WHERE IN THE SOUTH?

Photograph by Rena Johnson
Can you name this park?

To say this state park is remote is a little like saying that rain is wet. It’s about as far from civilization as you can get, both geographically and in terms of what you’ll see. Roughly an hour-and-a-half drive from the nearest big city, the primordial locale serves as the main entrance to the Okefenokee Swamp, the largest blackwater swamp in North America. It teems with critters big and small: black bears, white-tailed deer, storks, herons, turtles, and—of course—alligators. But the abundant wildlife isn’t the only reason to visit.
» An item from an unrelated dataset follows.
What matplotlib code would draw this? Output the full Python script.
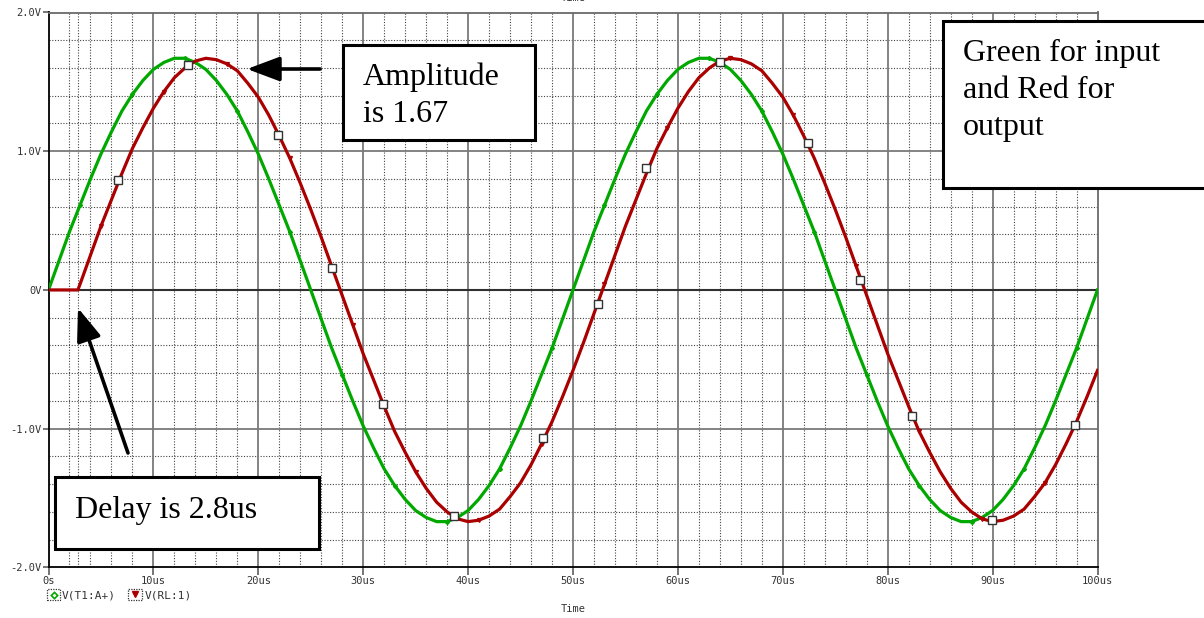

This park is also one of the best places in the country to stargaze, thanks to its exceptionally low levels of light pollution. In fact, the International Dark-Sky Association recognizes the park as the Southeast’s only Gold-tier International Dark Sky Park. Depending on conditions and the time of year, you can expect to see comets, the moon’s craters, the North Star, and some planets, such as Venus and Mars. Summer is the best time to observe the Milky Way. Consider booking a campsite or cottage and paddling the swamp’s glass-like waters at night, scanning for gator eyes as you glide over the reflections of countless stars. This is the world as our ancestors knew it: brilliant, lush, and more than a little wild.